Companies Grow (or Shrink) Based on How and When They Apologize

Netflix, the DVD-by-mail service with over 10 million subscribers experienced a severe technology glitch in August 2008 that interrupted and halted shipping of DVDs to subscribers. Netflix confessed immediately on their Web site, saying, “IMPORTANT: Your DVD Shipments Have Likely Been Delayed.” They didn’t sweep the problem under the rug and didn’t try to hide from the blame. Netflix followed up with emails to make sure all customers heard the news. Not all customers even knew that there was a delay. Didn’t matter. Netflix was honest in telling everyone and swift in extending an olive branch, automatically applying a credit to subscribers’ next billing statements. New Netflix subscribers who had their first shipments delayed received this message, “We recognize that this is not a good way to begin your Netflix membership and we’ll automatically extend your free trial.”

Differentiate with Service

In 1999, Netflix introduced what was then a landmark product when they began offering DVD rentals by mail. Prior to that, we all trudged to the video store for rentals. Netflix gave consumers an option to go online, make selections, read reviews, and get the DVDs for viewing via their mailboxes.

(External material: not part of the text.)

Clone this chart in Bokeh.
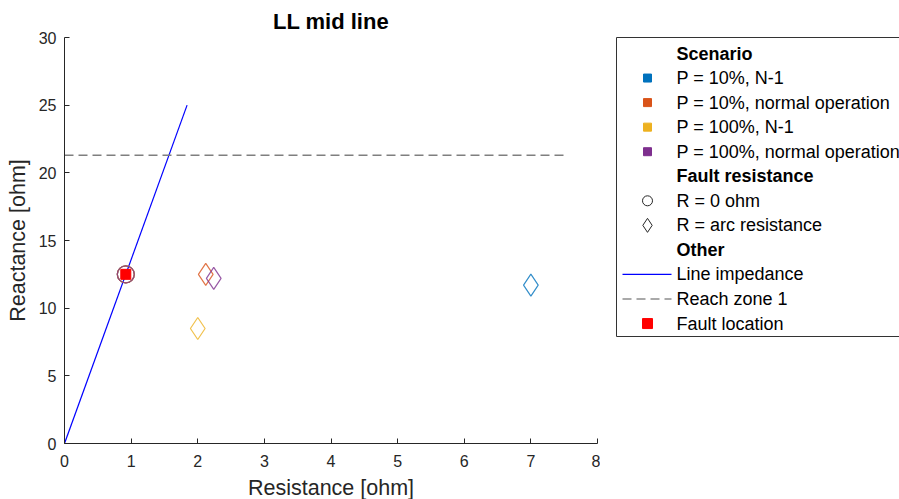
from bokeh.plotting import figure
from bokeh.layouts import row
from bokeh.models import Range1d, FixedTicker, ColumnDataSource
from bokeh.core.properties import value
from bokeh.embed import file_html
from bokeh.resources import INLINE

# Operating scenarios and their MATLAB-style colours
scenarios = ["P = 10%, N-1", "P = 10%, normal operation",
             "P = 100%, N-1", "P = 100%, normal operation"]
colors = ["#0072BD", "#D95319", "#EDB120", "#7E2F8E"]

# Measured impedance, bolted fault (R = 0 ohm)
r0_R = [0.92, 0.92, 0.92, 0.92]
r0_X = [12.5, 12.5, 12.5, 12.5]

# Measured impedance with arc resistance
arc_R = [7.0, 2.12, 2.0, 2.24]
arc_X = [11.7, 12.5, 8.5, 12.2]

# Line impedance characteristic and zone 1 reach
line_R = [0.0, 1.84]
line_X = [0.0, 25.0]
reach_R = [0.0, 7.55]
reach_X = [21.3, 21.3]

# Actual fault location (mid line)
fault_R = [0.92]
fault_X = [12.5]

x_ticks = [0, 1, 2, 3, 4, 5, 6, 7, 8]
y_ticks = [0, 5, 10, 15, 20, 25, 30]

FONT = value("Liberation Sans")
AX = "#262626"

p = figure(width=600, height=499, frame_width=533, frame_height=406,
           x_range=Range1d(0, 8), y_range=Range1d(0, 30),
           output_backend="svg", toolbar_location=None,
           min_border_left=64, min_border_right=3, min_border_top=37,
           min_border_bottom=56, title="LL mid line", frame_align=False)
p.outline_line_color = None
p.grid.visible = False
p.title.align = "center"
p.title.text_font = "Liberation Sans"
p.title.text_font_size = "22px"
p.title.text_font_style = "bold"
p.title.text_color = "#000000"
p.title.offset = 0
p.title.standoff = 7

for ax, ticks, label in ((p.xaxis[0], x_ticks, "Resistance [ohm]"),
                         (p.yaxis[0], y_ticks, "Reactance [ohm]")):
    ax.ticker = FixedTicker(ticks=ticks)
    ax.axis_label = label
    ax.axis_label_text_font = "Liberation Sans"
    ax.axis_label_text_font_size = "21.5px"
    ax.axis_label_text_font_style = "normal"
    ax.axis_label_text_color = AX
    ax.major_label_text_font = "Liberation Sans"
    ax.major_label_text_font_size = "16px"
    ax.major_label_text_color = AX
    ax.axis_line_color = AX
    ax.major_tick_line_color = AX
    ax.major_tick_in = 5
    ax.major_tick_out = 0
    ax.minor_tick_line_color = None

p.xaxis[0].major_label_standoff = 11
p.xaxis[0].axis_label_standoff = 6
p.yaxis[0].major_label_standoff = 8
p.yaxis[0].axis_label_standoff = 6

# Characteristic lines
p.line(line_R, line_X, line_color="#0000FF", line_width=1.2)
p.line(reach_R, reach_X, line_color="#7f7f7f", line_width=1.5, line_dash="9 5")

# Bolted-fault measurements (circles) and arc-fault measurements (diamonds)
src_r0 = ColumnDataSource(dict(x=r0_R, y=r0_X, c=colors))
src_arc = ColumnDataSource(dict(x=arc_R, y=arc_X, c=colors))
p.scatter("x", "y", source=src_r0, marker="circle", size=17,
          fill_color=None, line_color="c", line_width=1.2, line_alpha=0.8)
p.scatter("x", "y", source=src_arc, marker="diamond", size=22,
          fill_color=None, line_color="c", line_width=1.2, line_alpha=0.8)

# Fault location marker
p.scatter(fault_R, fault_X, marker="square", size=10,
          fill_color="#FF0000", line_color="#FF0000")

# ---- Legend panel (drawn in page pixel coordinates) ----
lg = figure(width=299, height=499, frame_width=299, frame_height=499,
            x_range=Range1d(600, 899), y_range=Range1d(499, 0),
            output_backend="svg", toolbar_location=None, min_border=0,
            frame_align=False)
lg.axis.visible = False
lg.grid.visible = False
lg.outline_line_color = None

row_y0, row_dy = 53.0, 24.55
marker_x, text_x = 647, 676
rows_y = [row_y0 + i * row_dy for i in range(12)]

# Frame (open on the right, running off the panel edge)
frame_xs = [1000, 616, 616, 1000]
frame_ys = [37, 37, 336, 336]
lg.line(frame_xs, frame_ys, line_color="#333333", line_width=1)

headers = ["Scenario", "Fault resistance", "Other"]
header_rows = [0, 5, 8]
lg.text(x=[text_x] * 3, y=[rows_y[i] for i in header_rows], text=headers,
        text_font=FONT, text_font_size="18px", text_font_style="bold",
        text_baseline="middle", text_color="#000000")

entries = scenarios + ["R = 0 ohm", "R = arc resistance",
                       "Line impedance", "Reach zone 1", "Fault location"]
entry_rows = [1, 2, 3, 4, 6, 7, 9, 10, 11]
lg.text(x=[text_x] * len(entries), y=[rows_y[i] for i in entry_rows],
        text=entries, text_font=FONT, text_font_size="18px",
        text_baseline="middle", text_color="#000000")

# Scenario colour swatches
lg.scatter(x=[marker_x] * 4, y=rows_y[1:5], marker="square", size=8,
           fill_color=colors, line_color=colors)
# Marker shape keys
lg.scatter(x=[marker_x], y=[rows_y[6]], marker="circle", size=10,
           fill_color=None, line_color=AX, line_width=1)
lg.scatter(x=[marker_x], y=[rows_y[7]], marker="diamond", size=14,
           fill_color=None, line_color=AX, line_width=1)
# Line keys
lg.line([622, 671], [rows_y[9]] * 2, line_color="#0000FF", line_width=1.2)
lg.line([622, 671], [rows_y[10]] * 2, line_color="#555555", line_width=1.2,
        line_dash="9 5")
lg.scatter(x=[marker_x], y=[rows_y[11]], marker="square", size=10,
           fill_color="#FF0000", line_color="#FF0000")

layout = row(p, lg)
open("out.html", "w").write(file_html(layout, INLINE))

Service and “delighting” customers has been the backbone of the company’s offering, and service has fueled their growth. As the market has changed, and Netflix’s easy delivery method has faced heavy competition from digital delivery services such as iTunes and the Comcast cable box, they continued to differentiate with service. So, when this glitch occurred, Netflix knew they needed to recover quickly, honestly, and in their own unique way to prove that they were worthy of having customers stick around.

Decide to Say Sorry

Netflix “End of Week” blog update after the shipping debacle posted the message. “Apologies to all once again and thanks for hanging in there with us.” A customer responded with: “Forget all those whiney haters. You guys did your best. You deserve praise for getting through it, not hatred for having some hiccups.” It’s estimated that Netflix’s recovery cost it $6 million. Because they communicated directly with customers, their decision and actions are being applauded and fueling their growth. Ninety-three percent of existing subscribers say they “talk up” how great Netflix is to everyone they know. How about you? Would you so readily fess up to an issue not all customers are even aware of?

Groupon’s Recent (Humble and Honest) Apology:

Recently, Andrew Mason, founder and CEO of Groupon, made his own apology. Known for his great sense of humor, Mason tucked his humor away for the moment and showed his serious side while apologizing in a video to his Japanese customers for an error made in a deal featuring a food delivery service. When too many “deals” were sold, the food company was unable to keep up with the volume, forcing them to deliver the meals late and in poor condition.

Rather than blame the food company, Mason acknowledged that it was Groupon’s error, and Groupon reimbursed customers and handed out vouchers for future use. Like Netflix, Groupon management could have sidestepped the issue, twisted the press and avoided much of the blame, especially considering Groupon is a rather new phenomenon (much like Netflix was a few years back) and people are fascinated with finding “deals” and probably willing to cut them some slack. But rather than hoping to slide under the wire on this recent food snafu—Groupon stepped up and owned the mistake. As Mason says in the video apology posted above, “We created Groupon to help enrich people’s lives by bringing new exciting experiences to them,” he said. “So when we do the opposite, as we have in this case, it really hurts.”



Do You Confess to Customers When Something Happens?

Netflix, the DVD-by-mail subscription service, let all customers know that they were experiencing a technology glitch holding up requested DVD shipments. They didn’t wait for customers to notice; they were proactive in admitting the error, apologizing for it, and making up for it.

– Do you openly explain to customers when something goes wrong?

– Do you wait for customers to complain or do you proactively offer a resolution for everyone?

– Which direction is the natural instinct inside your company?